Mortgage relief though Thalista! Imagine! For anyone who hasn't lived in the Netherlands, if you buy your house, the government pay a chunk of your mortgage for you, in the form of tax relief.
Okay the taxes are high - but public services work. IMHO, they don't here in the UK any more.
And daycare in the UK? Don't even get me started. I've just looked at 12 nurseries here and not one of them comes up to the standard of the one we had booked for DS when we were in Amsterdam. Compared to the Dutch ones, they're dirty, cramped and way too busy. I dread to think about schools... we've bought an over priced house in a good catchment area and we're hoping for the best, but secretly I suspect we'll have moved back out of the country by then,
I understand what you mean about Dutch healthcare though, they don't really go in for medication or anything like that, but I found that when I asked for something, eventually I got what I needed. Not that it's much comfort when you're trekking back and forth to the OLVG in the snow with a 3 week old, to be fair, but eventually I got what I wanted. Here you'd just get told that you can't have the tests you need "because of the cuts" and that's the end of the story.
Sorry, OP you asked for pluses and minuses of each country. Totally off the top of my head, for the Netherlands I'd say:
Plus points:
*Good healthcare (when you stand your ground - appointments when you want, clean hospitals, access to consultants as soon as you need to see them, that sort of thing). I've heard plenty of people slag it off mind, including Thalista, so maybe it's not that great, but it's light years ahead of the UK in my experience. For one thing, you get a maternity nurse coming to your house for a whole week after you've given birth, bathing your child, helping with breastfeeding, doing your ironing, cooking your dinner... so civilised.

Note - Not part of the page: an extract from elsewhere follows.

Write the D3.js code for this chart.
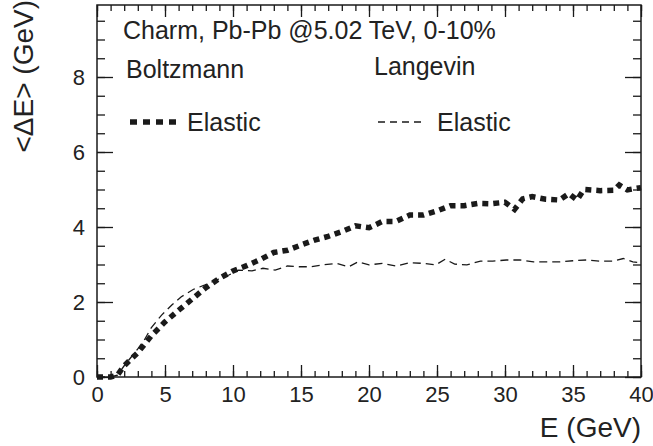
<!DOCTYPE html>
<html>
<head>
<meta charset="utf-8">
<script src="https://cdn.jsdelivr.net/npm/d3@7"></script>
<style>
  body { margin: 0; background: #fff; overflow: hidden; }
  text { font-family: "Liberation Sans", Arial, sans-serif; fill: #222; }
</style>
</head>
<body>
<div id="chart"></div>
<script>
// Boltzmann elastic (thick dotted)
const boltzE = [0, 0.5, 1, 1.5, 2, 3, 4, 5, 6, 7, 8, 9, 10, 11, 12, 13, 14, 15, 16, 17, 18, 19, 20, 21, 22, 23, 24, 25, 26, 27, 28, 29, 30, 30.7, 31.3, 32, 33, 34, 34.7, 35.3, 35.8, 37, 38, 38.4, 39, 40];
const boltzVal = [0, 0, 0, 0.05, 0.3, 0.65, 1.1, 1.47, 1.78, 2.08, 2.38, 2.63, 2.83, 2.97, 3.13, 3.32, 3.38, 3.52, 3.65, 3.75, 3.88, 4.03, 3.98, 4.15, 4.15, 4.32, 4.32, 4.43, 4.57, 4.57, 4.63, 4.62, 4.66, 4.47, 4.75, 4.81, 4.74, 4.72, 4.89, 4.72, 5.0, 4.97, 4.98, 5.12, 4.99, 5.05];

// Langevin elastic (thin dashed)
const langE = [0, 0.5, 1, 1.5, 2, 3, 3.5, 4, 4.75, 5.5, 6.2, 7.1, 7.9, 8.8, 9.7, 10.4, 11.4, 12.2, 13.1, 14, 14.8, 15.7, 16.6, 17.6, 18.5, 19.2, 20, 21, 22, 23, 24, 24.9, 25.6, 26.3, 27.2, 28.2, 29.1, 30.1, 31.1, 32.1, 33.1, 34, 35, 36, 37, 38, 38.7, 39.4, 40];
const langVal = [0, 0, 0, 0.05, 0.3, 0.75, 1.0, 1.32, 1.65, 1.92, 2.14, 2.34, 2.45, 2.59, 2.72, 2.85, 2.83, 2.9, 2.85, 2.96, 2.94, 2.94, 2.99, 3.03, 2.94, 3.07, 2.99, 3.03, 2.96, 3.05, 3.03, 2.99, 3.14, 3.01, 2.99, 3.09, 3.09, 3.12, 3.12, 3.07, 3.07, 3.07, 3.1, 3.12, 3.09, 3.09, 3.16, 3.07, 3.05];

const xTicks = [0, 5, 10, 15, 20, 25, 30, 35, 40];
const yTicks = [0, 2, 4, 6, 8];

const width = 653, height = 446;
const margin = { top: 5, right: 12, bottom: 69, left: 97 };
const iw = width - margin.left - margin.right;
const ih = height - margin.top - margin.bottom;

const svg = d3.select("#chart").append("svg")
  .attr("width", width)
  .attr("height", height);

const g = svg.append("g")
  .attr("transform", `translate(${margin.left},${margin.top})`);

const x = d3.scaleLinear().domain([0, 40]).range([0, iw]);
const y = d3.scaleLinear().domain([0, 9.92]).range([ih, 0]);

const ink = "#1a1a1a";
const tickFont = "22px";
const labelFont = "25px";
const titleFont = "28px";

// minor ticks
const xMinor = d3.range(0, 40.01, 1);
const yMinor = d3.range(0, 9.9, 0.5);

function styleAxis(sel) {
  sel.select(".domain").remove();
  sel.selectAll("line").attr("stroke", ink).attr("stroke-width", 1.3);
  sel.selectAll("text").attr("font-size", tickFont).attr("fill", "#222")
    .attr("font-family", '"Liberation Sans", Arial, sans-serif');
}

// bottom
g.append("g").attr("transform", `translate(0,${ih})`)
  .call(d3.axisBottom(x).tickValues(xMinor).tickSize(-6).tickFormat(""))
  .call(styleAxis);
g.append("g").attr("transform", `translate(0,${ih})`)
  .call(d3.axisBottom(x).tickValues(xTicks).tickSize(-12).tickPadding(9).tickFormat(d3.format("d")))
  .call(styleAxis);

// top
g.append("g")
  .call(d3.axisTop(x).tickValues(xMinor).tickSize(-6).tickFormat(""))
  .call(styleAxis);
g.append("g")
  .call(d3.axisTop(x).tickValues(xTicks).tickSize(-12).tickFormat(""))
  .call(styleAxis);

// left
g.append("g")
  .call(d3.axisLeft(y).tickValues(yMinor).tickSize(-8).tickFormat(""))
  .call(styleAxis);
g.append("g")
  .call(d3.axisLeft(y).tickValues(yTicks).tickSize(-16).tickPadding(12).tickFormat(d3.format("d")))
  .call(styleAxis);

// right
g.append("g").attr("transform", `translate(${iw},0)`)
  .call(d3.axisRight(y).tickValues(yMinor).tickSize(-8).tickFormat(""))
  .call(styleAxis);
g.append("g").attr("transform", `translate(${iw},0)`)
  .call(d3.axisRight(y).tickValues(yTicks).tickSize(-16).tickFormat(""))
  .call(styleAxis);

// frame
g.append("rect")
  .attr("width", iw).attr("height", ih)
  .attr("fill", "none").attr("stroke", ink).attr("stroke-width", 1.5);

const line = d3.line()
  .x(d => x(d[0]))
  .y(d => y(d[1]));

g.append("path")
  .datum(langE.map((e, i) => [e, langVal[i]]))
  .attr("d", line)
  .attr("fill", "none")
  .attr("stroke", ink)
  .attr("stroke-width", 1.3)
  .attr("stroke-dasharray", "8,5");

g.append("path")
  .datum(boltzE.map((e, i) => [e, boltzVal[i]]))
  .attr("d", line)
  .attr("fill", "none")
  .attr("stroke", ink)
  .attr("stroke-width", 5.5)
  .attr("stroke-dasharray", "6,5");

// labels
svg.append("text")
  .attr("x", 123).attr("y", 39)
  .attr("font-size", labelFont)
  .text("Charm, Pb-Pb @5.02 TeV, 0-10%");

svg.append("text")
  .attr("x", 126).attr("y", 78)
  .attr("font-size", labelFont)
  .text("Boltzmann");

svg.append("text")
  .attr("x", 374).attr("y", 75)
  .attr("font-size", labelFont)
  .text("Langevin");

// legend
svg.append("line")
  .attr("x1", 130).attr("x2", 178).attr("y1", 122).attr("y2", 122)
  .attr("stroke", ink).attr("stroke-width", 5.5).attr("stroke-dasharray", "7,6");
svg.append("text")
  .attr("x", 187).attr("y", 131)
  .attr("font-size", labelFont)
  .text("Elastic");

svg.append("line")
  .attr("x1", 378).attr("x2", 423).attr("y1", 122).attr("y2", 122)
  .attr("stroke", ink).attr("stroke-width", 1.3).attr("stroke-dasharray", "7,5");
svg.append("text")
  .attr("x", 437).attr("y", 131)
  .attr("font-size", labelFont)
  .text("Elastic");

// axis titles
svg.append("text")
  .attr("x", 641).attr("y", 437)
  .attr("text-anchor", "end")
  .attr("font-size", titleFont)
  .text("E (GeV)");

svg.append("text")
  .attr("transform", "translate(33,0) rotate(-90)")
  .attr("text-anchor", "end")
  .attr("font-size", titleFont)
  .text("<ΔE> (GeV)");
</script>
</body>
</html>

*Great outdoorsy life - e.g. cycling everywhere keeps you fit and in my experience, made me feel happy most of the time.
*Everything's nicely designed. You get used to this, unfortunately and think it's normal, then you leave the Netherlands and realise that most people's homes / bars / towns are pug ugly.
*The streets are clean and well cared for
*Queens Day!! Google it. Amazing
*Good public services
*Everyone speaks English
*If you're homesick you can get UK papers, English food, British TV (well all the BBC channels anyway) and best of all - jump on a cheap flight and get back in less than an hour
*Dutch people are blunt as hell, but like the Brits, don't take them selves too seriously.
*No fighting in the streets, no aggro in the pubs and generally a nice atmosphere (until you cut someone up on a bike of course, but then you'd be asking for a mouthful!)
Downsides:
*Dutch, to British ears, can be impenetrable. It's really hard to learn, because everyone will speak to you in English.
*Everything gets done in a certain way. It's hard to put your finger on why this is annoying, but at first it is, then you get used to it. The Dutch are quite bureaucratic
*The weather is as crap as here
*If you like mountains or wild scenery, your plum out of luck.